My move to California made sense for many reasons. I also wanted to make sure that Under the Radar was not going to be my entire life and career. It’s a crazy thing to say that Under the Radar felt too small, but I’m in my thirties, it couldn’t be my whole life.

Joyce: I can relate to that. The first year of PuSh Festival was the year I graduated from university. After that, I was an avid festival-goer myself, finding ways to see as many shows as possible, co-founding the OFF program (PushOFF) that runs parallel to PuSh. Kris Nelson and I did that for three years together, while he was at Antonym in Montreal and I was at New Works in Vancouver. Then he went off to Dublin Fringe and I ended up getting a job at PuSh. So coming into this relationship working with Norman [Armour], I already had that history with the festival. It was a place I knew, one of the places in the city that I saw myself working in at some point in my career.
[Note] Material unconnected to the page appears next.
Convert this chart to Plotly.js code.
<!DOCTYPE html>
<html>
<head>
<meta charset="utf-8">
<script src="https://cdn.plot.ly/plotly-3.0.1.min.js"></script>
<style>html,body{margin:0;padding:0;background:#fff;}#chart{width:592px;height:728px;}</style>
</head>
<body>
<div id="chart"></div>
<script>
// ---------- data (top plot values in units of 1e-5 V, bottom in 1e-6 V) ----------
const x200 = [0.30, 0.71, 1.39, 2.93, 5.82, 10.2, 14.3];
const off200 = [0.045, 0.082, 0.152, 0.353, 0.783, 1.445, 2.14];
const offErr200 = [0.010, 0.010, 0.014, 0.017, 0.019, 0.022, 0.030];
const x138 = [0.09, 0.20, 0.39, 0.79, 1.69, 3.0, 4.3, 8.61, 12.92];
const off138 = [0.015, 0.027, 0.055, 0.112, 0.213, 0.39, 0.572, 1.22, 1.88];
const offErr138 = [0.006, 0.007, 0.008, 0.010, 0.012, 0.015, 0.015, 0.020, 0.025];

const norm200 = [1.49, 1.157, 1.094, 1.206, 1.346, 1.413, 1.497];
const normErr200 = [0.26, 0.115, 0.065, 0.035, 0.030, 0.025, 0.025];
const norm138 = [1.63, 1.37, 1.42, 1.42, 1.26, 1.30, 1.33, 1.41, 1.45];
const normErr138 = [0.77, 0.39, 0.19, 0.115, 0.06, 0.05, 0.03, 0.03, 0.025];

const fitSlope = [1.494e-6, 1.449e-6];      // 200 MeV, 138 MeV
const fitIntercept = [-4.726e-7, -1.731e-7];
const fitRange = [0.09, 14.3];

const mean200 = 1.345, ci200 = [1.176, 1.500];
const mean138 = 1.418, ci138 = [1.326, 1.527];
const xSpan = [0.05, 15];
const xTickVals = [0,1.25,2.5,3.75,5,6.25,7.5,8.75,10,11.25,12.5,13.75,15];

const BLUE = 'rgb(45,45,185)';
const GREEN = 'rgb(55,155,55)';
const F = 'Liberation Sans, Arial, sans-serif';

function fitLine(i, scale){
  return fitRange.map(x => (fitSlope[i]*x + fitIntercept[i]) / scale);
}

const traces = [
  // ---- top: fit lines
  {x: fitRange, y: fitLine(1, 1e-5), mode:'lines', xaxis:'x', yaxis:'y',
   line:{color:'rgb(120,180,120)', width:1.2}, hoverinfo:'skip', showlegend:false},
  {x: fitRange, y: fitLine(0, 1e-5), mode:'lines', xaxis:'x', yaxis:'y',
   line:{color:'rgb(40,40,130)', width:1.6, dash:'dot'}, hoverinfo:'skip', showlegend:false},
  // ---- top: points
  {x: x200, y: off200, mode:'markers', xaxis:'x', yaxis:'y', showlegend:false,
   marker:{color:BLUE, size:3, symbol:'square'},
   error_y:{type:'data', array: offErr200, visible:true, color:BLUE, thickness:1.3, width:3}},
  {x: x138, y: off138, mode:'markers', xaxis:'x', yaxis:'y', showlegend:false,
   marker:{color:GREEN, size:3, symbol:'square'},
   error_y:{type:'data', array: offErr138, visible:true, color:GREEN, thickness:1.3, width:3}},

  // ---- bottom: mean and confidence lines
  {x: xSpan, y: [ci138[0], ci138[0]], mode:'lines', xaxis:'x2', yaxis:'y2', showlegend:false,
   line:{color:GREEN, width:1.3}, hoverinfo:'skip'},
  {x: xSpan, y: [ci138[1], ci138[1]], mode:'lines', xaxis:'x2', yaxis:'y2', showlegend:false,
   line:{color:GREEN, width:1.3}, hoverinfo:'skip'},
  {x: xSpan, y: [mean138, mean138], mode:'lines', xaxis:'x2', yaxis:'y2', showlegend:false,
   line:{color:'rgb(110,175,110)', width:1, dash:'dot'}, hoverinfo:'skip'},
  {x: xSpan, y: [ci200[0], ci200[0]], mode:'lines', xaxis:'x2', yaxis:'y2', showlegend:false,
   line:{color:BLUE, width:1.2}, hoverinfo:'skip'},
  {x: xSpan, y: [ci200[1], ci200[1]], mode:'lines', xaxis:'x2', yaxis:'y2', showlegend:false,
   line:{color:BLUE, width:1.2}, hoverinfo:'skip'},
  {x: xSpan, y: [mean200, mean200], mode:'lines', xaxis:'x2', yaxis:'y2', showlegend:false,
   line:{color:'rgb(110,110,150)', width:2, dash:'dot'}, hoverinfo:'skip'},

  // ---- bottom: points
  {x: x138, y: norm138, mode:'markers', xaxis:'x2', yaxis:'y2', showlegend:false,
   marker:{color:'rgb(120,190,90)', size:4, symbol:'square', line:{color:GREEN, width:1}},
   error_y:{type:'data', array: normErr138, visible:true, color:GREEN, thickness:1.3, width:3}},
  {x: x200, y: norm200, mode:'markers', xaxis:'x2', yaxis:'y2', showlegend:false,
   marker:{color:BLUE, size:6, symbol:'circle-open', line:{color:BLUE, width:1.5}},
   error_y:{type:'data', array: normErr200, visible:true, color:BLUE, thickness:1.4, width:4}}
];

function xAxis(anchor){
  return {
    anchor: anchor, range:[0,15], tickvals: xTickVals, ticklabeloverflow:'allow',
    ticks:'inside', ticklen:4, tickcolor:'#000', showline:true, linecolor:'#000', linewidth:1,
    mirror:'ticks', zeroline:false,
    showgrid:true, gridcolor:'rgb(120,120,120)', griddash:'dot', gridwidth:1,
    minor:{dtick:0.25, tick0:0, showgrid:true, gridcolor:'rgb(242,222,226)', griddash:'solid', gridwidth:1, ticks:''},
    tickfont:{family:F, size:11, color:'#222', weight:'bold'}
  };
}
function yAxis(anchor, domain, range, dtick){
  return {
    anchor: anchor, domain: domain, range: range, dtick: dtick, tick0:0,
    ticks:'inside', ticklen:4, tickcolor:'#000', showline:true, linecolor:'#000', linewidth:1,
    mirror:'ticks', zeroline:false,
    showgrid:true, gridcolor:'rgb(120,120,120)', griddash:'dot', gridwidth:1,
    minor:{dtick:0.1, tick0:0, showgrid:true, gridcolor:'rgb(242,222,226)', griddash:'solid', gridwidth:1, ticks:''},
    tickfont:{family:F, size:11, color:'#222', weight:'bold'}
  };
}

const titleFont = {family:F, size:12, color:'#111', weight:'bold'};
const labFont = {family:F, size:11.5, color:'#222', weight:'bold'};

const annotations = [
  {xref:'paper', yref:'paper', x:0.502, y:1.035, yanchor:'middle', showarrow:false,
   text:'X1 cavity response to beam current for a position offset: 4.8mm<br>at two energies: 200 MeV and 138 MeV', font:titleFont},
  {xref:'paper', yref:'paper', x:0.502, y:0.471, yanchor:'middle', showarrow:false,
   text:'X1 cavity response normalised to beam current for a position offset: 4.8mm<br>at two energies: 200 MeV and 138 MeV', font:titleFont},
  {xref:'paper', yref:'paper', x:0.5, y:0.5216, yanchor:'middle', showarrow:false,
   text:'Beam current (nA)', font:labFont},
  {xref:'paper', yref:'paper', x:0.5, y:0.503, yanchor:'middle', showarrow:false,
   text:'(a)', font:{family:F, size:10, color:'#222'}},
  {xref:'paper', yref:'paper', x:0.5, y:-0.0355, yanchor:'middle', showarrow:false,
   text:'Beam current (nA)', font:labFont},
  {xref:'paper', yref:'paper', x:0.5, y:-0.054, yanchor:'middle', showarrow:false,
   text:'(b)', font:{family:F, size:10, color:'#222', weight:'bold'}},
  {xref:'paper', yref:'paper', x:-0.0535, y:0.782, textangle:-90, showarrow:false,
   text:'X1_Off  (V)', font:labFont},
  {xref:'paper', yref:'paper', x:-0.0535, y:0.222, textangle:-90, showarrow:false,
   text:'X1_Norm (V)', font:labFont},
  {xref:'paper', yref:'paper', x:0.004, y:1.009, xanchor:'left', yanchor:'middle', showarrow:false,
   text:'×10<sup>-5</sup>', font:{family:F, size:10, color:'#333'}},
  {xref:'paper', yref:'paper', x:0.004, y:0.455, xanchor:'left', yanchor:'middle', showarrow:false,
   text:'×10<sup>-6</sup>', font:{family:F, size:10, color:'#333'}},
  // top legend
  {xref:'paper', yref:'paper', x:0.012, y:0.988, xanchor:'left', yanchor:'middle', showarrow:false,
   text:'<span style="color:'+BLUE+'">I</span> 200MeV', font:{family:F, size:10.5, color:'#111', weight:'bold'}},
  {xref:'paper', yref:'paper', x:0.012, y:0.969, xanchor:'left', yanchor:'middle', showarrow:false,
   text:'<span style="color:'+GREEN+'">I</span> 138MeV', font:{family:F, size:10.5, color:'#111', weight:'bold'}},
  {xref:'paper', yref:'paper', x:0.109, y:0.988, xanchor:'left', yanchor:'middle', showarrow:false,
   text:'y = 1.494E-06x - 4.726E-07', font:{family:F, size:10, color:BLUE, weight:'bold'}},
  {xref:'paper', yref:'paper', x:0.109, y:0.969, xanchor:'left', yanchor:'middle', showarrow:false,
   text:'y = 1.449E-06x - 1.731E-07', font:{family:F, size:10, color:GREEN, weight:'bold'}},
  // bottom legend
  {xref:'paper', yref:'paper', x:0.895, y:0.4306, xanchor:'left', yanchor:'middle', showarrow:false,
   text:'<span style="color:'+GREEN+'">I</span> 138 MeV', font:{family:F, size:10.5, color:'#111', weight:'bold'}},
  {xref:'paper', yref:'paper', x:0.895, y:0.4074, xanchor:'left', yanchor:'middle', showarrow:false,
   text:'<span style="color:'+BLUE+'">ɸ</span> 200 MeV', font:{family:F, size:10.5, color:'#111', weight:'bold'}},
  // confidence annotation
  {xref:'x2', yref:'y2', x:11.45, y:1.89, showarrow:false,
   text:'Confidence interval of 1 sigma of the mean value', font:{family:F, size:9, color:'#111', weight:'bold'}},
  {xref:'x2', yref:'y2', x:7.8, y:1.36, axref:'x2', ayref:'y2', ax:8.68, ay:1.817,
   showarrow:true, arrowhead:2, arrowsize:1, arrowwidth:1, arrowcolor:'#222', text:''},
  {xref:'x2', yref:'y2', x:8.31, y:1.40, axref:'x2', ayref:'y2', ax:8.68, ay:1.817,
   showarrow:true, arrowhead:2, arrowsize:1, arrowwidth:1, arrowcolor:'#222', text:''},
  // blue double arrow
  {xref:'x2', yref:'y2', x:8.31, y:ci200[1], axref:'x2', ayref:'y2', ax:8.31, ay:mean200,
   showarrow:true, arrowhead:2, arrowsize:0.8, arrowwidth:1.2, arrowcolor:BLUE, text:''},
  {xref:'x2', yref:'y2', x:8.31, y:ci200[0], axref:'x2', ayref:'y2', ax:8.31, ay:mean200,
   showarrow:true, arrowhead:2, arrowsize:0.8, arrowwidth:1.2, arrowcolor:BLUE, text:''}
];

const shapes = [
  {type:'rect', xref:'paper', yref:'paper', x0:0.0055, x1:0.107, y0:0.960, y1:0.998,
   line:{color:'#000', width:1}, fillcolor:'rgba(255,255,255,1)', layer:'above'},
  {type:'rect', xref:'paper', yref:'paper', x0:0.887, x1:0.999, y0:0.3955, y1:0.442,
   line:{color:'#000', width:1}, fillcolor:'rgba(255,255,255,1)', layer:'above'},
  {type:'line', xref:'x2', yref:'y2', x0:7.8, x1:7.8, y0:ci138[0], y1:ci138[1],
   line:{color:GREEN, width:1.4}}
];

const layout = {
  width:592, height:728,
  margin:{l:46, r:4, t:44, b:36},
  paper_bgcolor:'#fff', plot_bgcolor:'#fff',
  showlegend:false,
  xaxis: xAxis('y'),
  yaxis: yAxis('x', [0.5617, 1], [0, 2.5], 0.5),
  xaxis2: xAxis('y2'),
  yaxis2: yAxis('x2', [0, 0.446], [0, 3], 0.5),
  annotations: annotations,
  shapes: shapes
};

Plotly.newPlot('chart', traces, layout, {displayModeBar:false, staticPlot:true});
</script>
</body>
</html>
I think Norman recognized the risk I was taking in my career, by stepping back from the kind of leadership position I had as an executive director and into something where my role would be quite focused. We had a pretty great relationship too, not perfect by any means, but we got along even though we’re very, very different people. We came together from a basis of deep respect and admiration for each other’s work. I think it’s through our differences that our five years programming together got really sharp and really deep. If you’re having to articulate to each other to work across your differences, that can only add greater depth to what you’re doing overall.
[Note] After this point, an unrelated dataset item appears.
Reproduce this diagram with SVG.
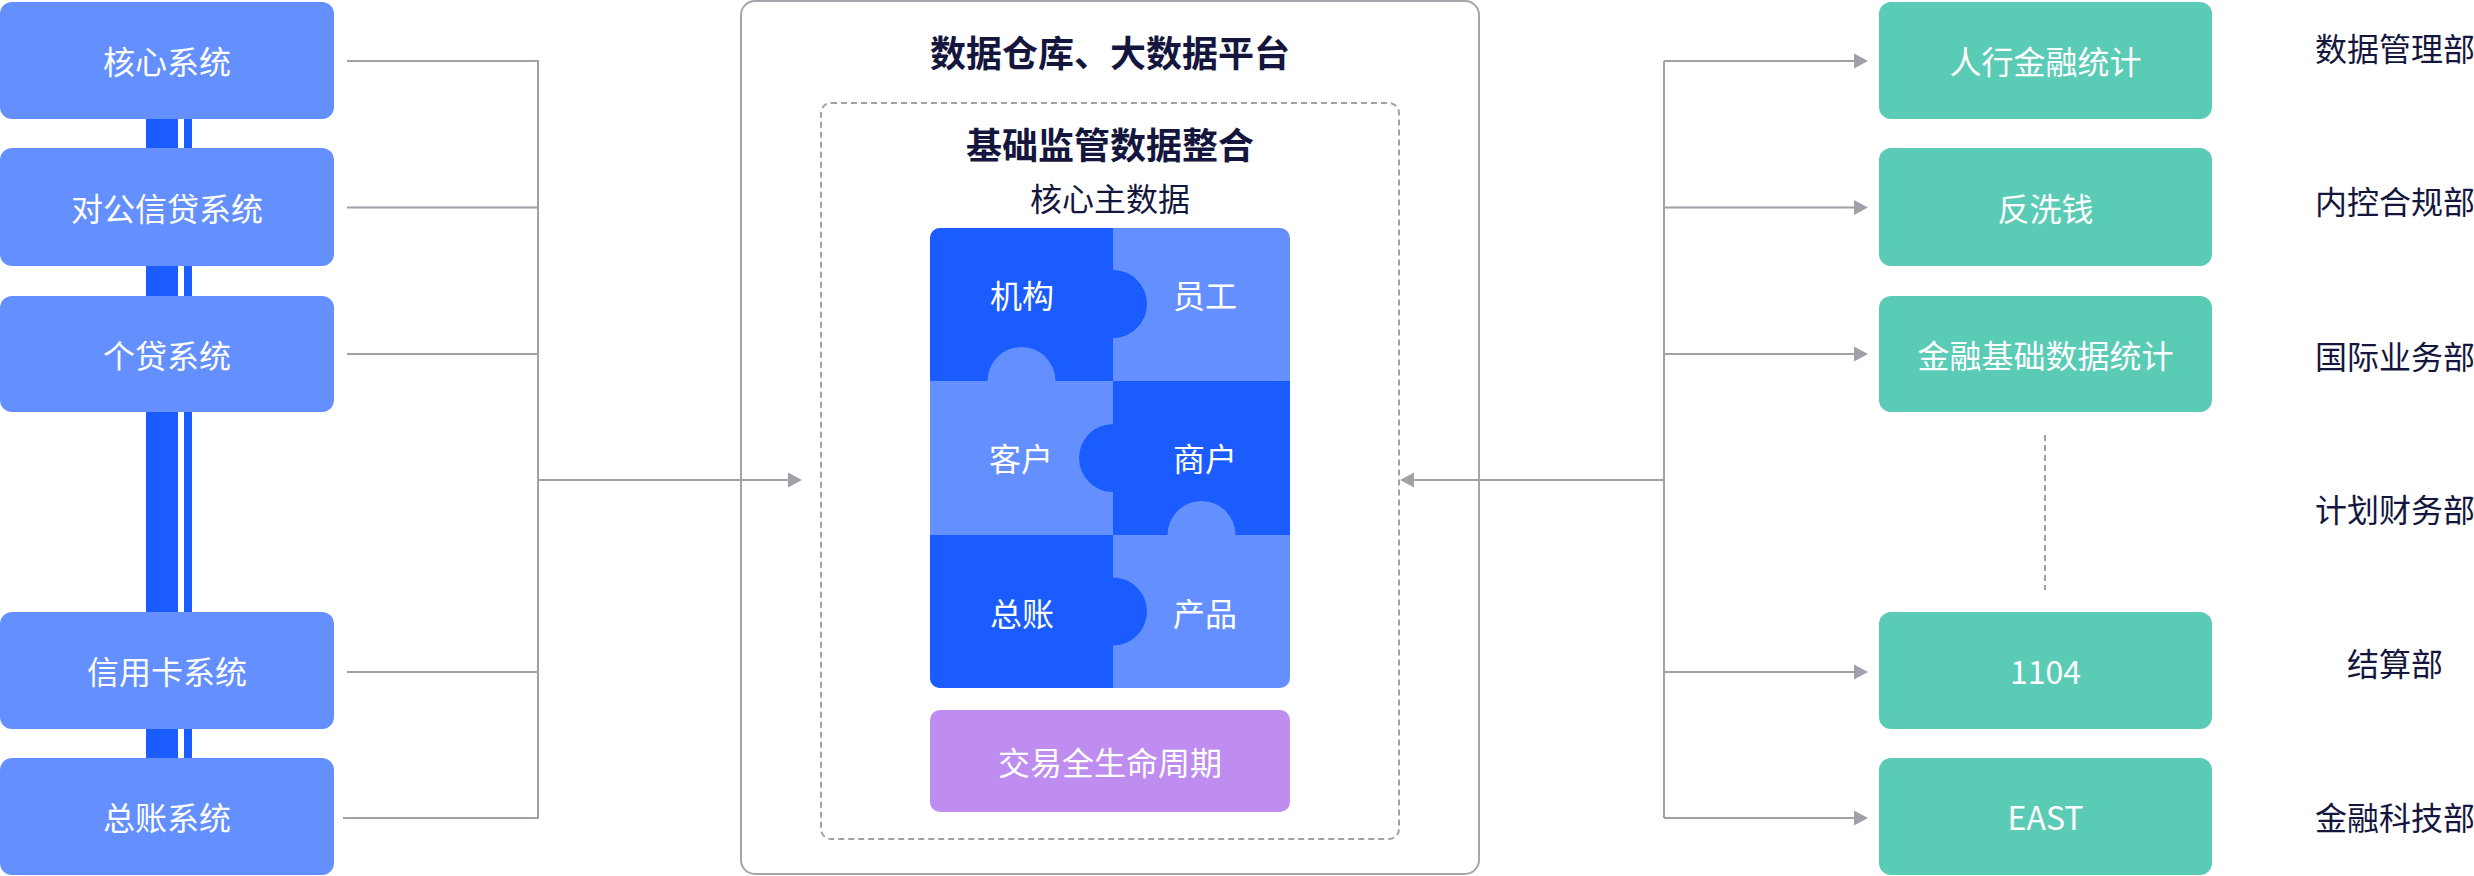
<svg xmlns="http://www.w3.org/2000/svg" width="2474" height="876" viewBox="0 0 2474 876">
<style>
text{font-family:"Noto Sans CJK SC","Noto Sans",sans-serif;text-anchor:middle}
.w{fill:#FFFFFF;font-size:32px}
.d{fill:#15163D;font-size:32px}
.t{fill:#15163D;font-size:36px;font-weight:bold}
.src{fill:#6490FF}
.dst{fill:#5ACBB5}
.ln{fill:none;stroke:#A0A0A8;stroke-width:2}
.ah{fill:#A0A0A8}
.dash{fill:none;stroke:#A0A0A8;stroke-width:2;stroke-dasharray:6 4}
</style>
<defs>
<clipPath id="pz"><rect x="930" y="228" width="360" height="460" rx="10"/></clipPath>
</defs>
<rect width="2474" height="876" fill="#FFFFFF"/>
<g id="bars">
<rect x="146" y="60" width="32" height="756" fill="#1A5CFF"/>
<rect x="184" y="60" width="8" height="756" fill="#1A5CFF"/>
</g>
<g id="connectors">
<polyline class="ln" points="347,61 538,61 538,818 343,818"/>
<line class="ln" x1="347" y1="207.5" x2="538" y2="207.5"/>
<line class="ln" x1="347" y1="354" x2="538" y2="354"/>
<line class="ln" x1="347" y1="672" x2="538" y2="672"/>
<line class="ln" x1="538" y1="480" x2="790" y2="480"/>
<polygon class="ah" points="788,472.5 802,480 788,487.5"/>
<line class="ln" x1="1664" y1="480" x2="1412" y2="480"/>
<polygon class="ah" points="1414,472.5 1400,480 1414,487.5"/>
<line class="ln" x1="1664" y1="61" x2="1664" y2="818"/>
<line class="ln" x1="1664" y1="61" x2="1856" y2="61"/>
<line class="ln" x1="1664" y1="207.5" x2="1856" y2="207.5"/>
<line class="ln" x1="1664" y1="354" x2="1856" y2="354"/>
<line class="ln" x1="1664" y1="672" x2="1856" y2="672"/>
<line class="ln" x1="1664" y1="818" x2="1856" y2="818"/>
<polygon class="ah" points="1854,53.5 1868,61 1854,68.5"/>
<polygon class="ah" points="1854,200 1868,207.5 1854,215"/>
<polygon class="ah" points="1854,346.5 1868,354 1854,361.5"/>
<polygon class="ah" points="1854,664.5 1868,672 1854,679.5"/>
<polygon class="ah" points="1854,810.5 1868,818 1854,825.5"/>
<line class="dash" x1="2045" y1="435" x2="2045" y2="590"/>
</g>
<g id="src-core"><rect class="src" x="0" y="2" width="334" height="117" rx="12"/><text class="w" x="167" y="74">核心系统</text></g>
<g id="src-corp"><rect class="src" x="0" y="148" width="334" height="118" rx="12"/><text class="w" x="167" y="220.5">对公信贷系统</text></g>
<g id="src-retail"><rect class="src" x="0" y="296" width="334" height="116" rx="12"/><text class="w" x="167" y="367.5">个贷系统</text></g>
<g id="src-card"><rect class="src" x="0" y="612" width="334" height="117" rx="12"/><text class="w" x="167" y="684">信用卡系统</text></g>
<g id="src-gl"><rect class="src" x="0" y="758" width="334" height="117" rx="12"/><text class="w" x="167" y="830">总账系统</text></g>
<g id="platform">
<rect x="741" y="1" width="738" height="873" rx="14" fill="none" stroke="#A5A5AB" stroke-width="2"/>
<text class="t" x="1110" y="67">数据仓库、大数据平台</text>
</g>
<g id="integration">
<rect class="dash" x="821" y="103" width="578" height="736" rx="10"/>
<text class="t" x="1110" y="159">基础监管数据整合</text>
<text class="d" x="1110" y="211">核心主数据</text>
</g>
<g id="puzzle">
<g clip-path="url(#pz)">
<rect x="930" y="228" width="360" height="460" fill="#6490FF"/>
<rect x="930" y="228" width="183" height="153" fill="#1A5CFF"/>
<rect x="1113" y="381" width="177" height="154" fill="#1A5CFF"/>
<rect x="930" y="535" width="183" height="153" fill="#1A5CFF"/>
<circle cx="1113" cy="304" r="34" fill="#1A5CFF"/>
<circle cx="1021.5" cy="381" r="34" fill="#6490FF"/>
<circle cx="1113" cy="458" r="34" fill="#1A5CFF"/>
<circle cx="1201.5" cy="535" r="34" fill="#6490FF"/>
<circle cx="1113" cy="611.5" r="34" fill="#1A5CFF"/>
</g>
<text class="w" x="1022" y="308">机构</text>
<text class="w" x="1205" y="308">员工</text>
<text class="w" x="1021" y="471">客户</text>
<text class="w" x="1205" y="471">商户</text>
<text class="w" x="1022" y="626">总账</text>
<text class="w" x="1205" y="626">产品</text>
</g>
<g id="lifecycle"><rect x="930" y="710" width="360" height="102" rx="10" fill="#BF8CF0"/><text class="w" x="1110" y="775">交易全生命周期</text></g>
<g id="dst-pboc"><rect class="dst" x="1879" y="2" width="333" height="117" rx="12"/><text class="w" x="2045.5" y="74">人行金融统计</text></g>
<g id="dst-aml"><rect class="dst" x="1879" y="148" width="333" height="118" rx="12"/><text class="w" x="2045.5" y="220.5">反洗钱</text></g>
<g id="dst-fin"><rect class="dst" x="1879" y="296" width="333" height="116" rx="12"/><text class="w" x="2045.5" y="367.5">金融基础数据统计</text></g>
<g id="dst-1104"><rect class="dst" x="1879" y="612" width="333" height="117" rx="12"/><text class="w" x="2045.5" y="684">1104</text></g>
<g id="dst-east"><rect class="dst" x="1879" y="758" width="333" height="117" rx="12"/><text class="w" x="2045.5" y="830">EAST</text></g>
<g id="departments">
<text class="d" x="2395" y="61">数据管理部</text>
<text class="d" x="2395" y="214">内控合规部</text>
<text class="d" x="2395" y="369">国际业务部</text>
<text class="d" x="2395" y="522">计划财务部</text>
<text class="d" x="2395" y="676">结算部</text>
<text class="d" x="2395" y="830">金融科技部</text>
</g>
</svg>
During this very moment in the United States, especially with the #MeToo movement, it’s all so raw. Everything is coming up and skin is being exposed in the process.
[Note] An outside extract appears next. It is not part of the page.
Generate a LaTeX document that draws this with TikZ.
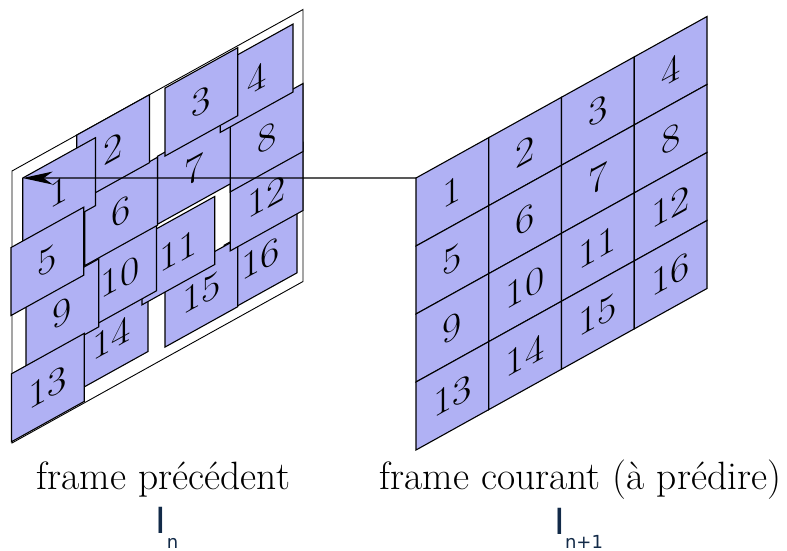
\documentclass[tikz,border=0pt]{standalone}
\usepackage{fontspec}
\newfontfamily\dejavu{DejaVu Sans}
\usetikzlibrary{arrows.meta}
\definecolor{blockfill}{RGB}{176,177,244}
\definecolor{inavy}{RGB}{18,42,72}
\begin{document}
\begin{tikzpicture}[x=1pt,y=-1pt,
  blk/.style={draw=black, fill=blockfill, line width=1.1pt, minimum width=72.75pt, minimum height=68pt, inner sep=0pt, outer sep=0pt, transform shape},
  num/.style={font=\fontsize{38}{46}\selectfont, inner sep=0pt, outer sep=0pt, transform shape, xscale=1.1},
  captext/.style={font=\fontsize{39.5}{47}\selectfont, anchor=base, inner sep=0pt},
  bigI/.style={font=\dejavu\fontsize{36}{43}\selectfont, text=inavy, anchor=base, inner sep=0pt},
  subI/.style={font=\dejavu\fontsize{18}{22}\selectfont, text=inavy, anchor=base, inner sep=0pt},
  frm/.style={draw=black, fill=white, line width=0.9pt, minimum width=291pt, minimum height=272pt, inner sep=0pt, outer sep=0pt, transform shape}]
\useasboundingbox (0,0) rectangle (787,551);

% previous frame (displaced blocks)
\begin{scope}[cm={1,0.555,0,1,(12,171)}]
  \node[frm] (F) at (145.5,136) {};
  \foreach \k/\u/\v in {16/248.625/226, 15/189.375/227, 14/99.625/222, 11/166.375/172,
                        10/108.125/166, 12/254.625/167, 8/254.625/108, 7/181.875/100,
                        6/109.125/101, 2/101.125/34, 1/47.075/47, 4/244.625/43,
                        3/189.375/36, 9/50.375/170, 5/35.375/110, 13/35.875/236.5}
    {\node[blk] (L\k) at (\u,\v) {};}
  \foreach \k in {1,...,16}
    {\node[num] (LT\k) at (L\k.center) {\k};}
\end{scope}

% current frame (regular grid)
\begin{scope}[cm={1,0.555,0,1,(416,178)}]
  \foreach \i in {0,...,3}
    \foreach \j in {0,...,3}
      {\pgfmathtruncatemacro\k{4*\i+\j+1}
       \node[blk] (R\k) at ({36.375+72.75*\j},{34+68*\i}) {};}
  \foreach \k in {1,...,16}
    {\node[num] (RT\k) at (R\k.center) {\k};}
\end{scope}

% motion vector
\draw[line width=1.2pt, -{Stealth[length=30pt,width=13pt,inset=9pt]}] (R1.north west) -- (L1.north west);

% captions
\node[captext] (capL) at (163.5,489) {frame précédent};
\node[captext] (capR) at (580.5,489) {frame courant (à prédire)};
\node[bigI] (In) at (161,533) {I};
\node[subI] (Insub) at (172.5,548) {n};
\node[bigI] (Inp) at (560,534) {I};
\node[subI] (Inpsub) at (584,548) {n+1};
\end{tikzpicture}
\end{document}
Meiyin: Yes. Mark’s and my personalities were pretty similar, but our tastes differed. It worked to have our two voices in the same room. We were able to call out each other’s blind spots, and having to articulate to each other particular choices within the context of whatever we were programming made those choices stronger. What was the first year like for you at PuSh?

Joyce: I remember being in my first annual review, one of the bits of feedback I got was: You have to turn your executive director brain off for this. You are the curator, you’re just curating now. You don’t have to worry about all that other stuff. I always used to like having my hands in a lot of different things.

Meiyin: “Why do you want me to have just a curator brain on?”

Joyce: Although I was the executive director of a smaller organization, well, it was smaller, right? I hadn’t worked with a development staff before. We didn’t have a robust communications team. And that’s interesting because it makes me think, How did I even learn budgets? I learned budgets because one of my first gigs was with a dance company and in the five years that I worked with them, they were doing some international touring. It was a very small core team, two co–artistic directors and then me, fresh out of school. I was asked to do mundane tasks including preparing all of the paperwork for the accountant, who was, let’s just say, challenging. I wanted to be at those meetings and make sure I knew what I was talking about so he wouldn’t be so condescending.

Meiyin: You got to be prepared for any situation. Especially being a young female POC then, I always felt I had to be extra prepared.

Joyce: You come to this realization that other people aren’t coming prepared to these things. And it’s because they don’t have to, they’ve never had to live with that anxiety of being perceived as not smart, not competent, not deserving of being in that room.

Meiyin: And yet, right after as I was leaving the Public, somebody was trying to get me to say that I had had a more difficult go of it because I was a young woman of color. I said no. Because I felt like my place there was not questioned. I was not in question. I was subverting their narrative.

Joyce: I feel like I’m often a walking narrative-subverter. Some of the travel I was doing when I first started at PuSh—places where Norman would go and everyone knew him—often people wouldn’t assume that I was in a position to make decisions about what would get programmed or not. That’s not the automatic assumption people make when I walk into a room. It’s so much easier for people to make that assumption with an older white man. I don’t say that at all out of disrespect; I think it’s a bias that’s real.

Meiyin: Yes, it is very real.

Joyce: It’s irritating sometimes.

Meiyin: All of the time.

Joyce: But then sometimes you get to be—pardon my pun here—under the radar. You can walk around and if people aren’t pitching you right away—

Meiyin: My term is incognito.

Joyce: Yeah, you get to be incognito. That’s right.

Meiyin: That’s true. I moved to the West Coast and I thought, Oh, I can just watch a play and nobody’s going to be looking at me while I’m watching the play. Nobody cares. That’s great.

Do you think that is close to changing with the new generation that’s coming up? When you go to conferences, do you see people who look like us?

Joyce: It depends on the conference, but, yeah, more and more. I think with each generation that’s changing. I’ve been in it long enough to feel how slow that change is, and long enough to recognize some of the progress.

Some of my colleagues who are younger women of colour—I’m close to forty, they’re probably closer to mid-twenties—don’t have as many hang-ups and insecurities as I did. Maybe for me that was just an internal thing… It must have been. I couldn’t have gotten here had I been so calcified by that anxiety.

Meiyin: Are you saying you were never calcified by the anxiety?

Joyce: Perhaps it’s just the chip on my shoulder that’s still there and I’m trying to brush it off. Maybe this political time we’re in now makes it feel more acute. We’re all reckoning with it in a way we haven’t before because so many of those who have been standing at the edges are at the centre with a voice they haven’t had before. That’s what I’m responding to; we’re working through a lot of things that are on the table in a way that they haven’t been. A lot more people are feeling uncomfortable as a result, and it’s a feeling they don’t know what to do with.

Meiyin: During this very moment in the United States, especially with the #MeToo movement, it’s all so raw. Everything is coming up and skin is being exposed in the process.

Joyce: Not because it’s new. It’s exactly the opposite. It’s because that’s what it’s been for so long.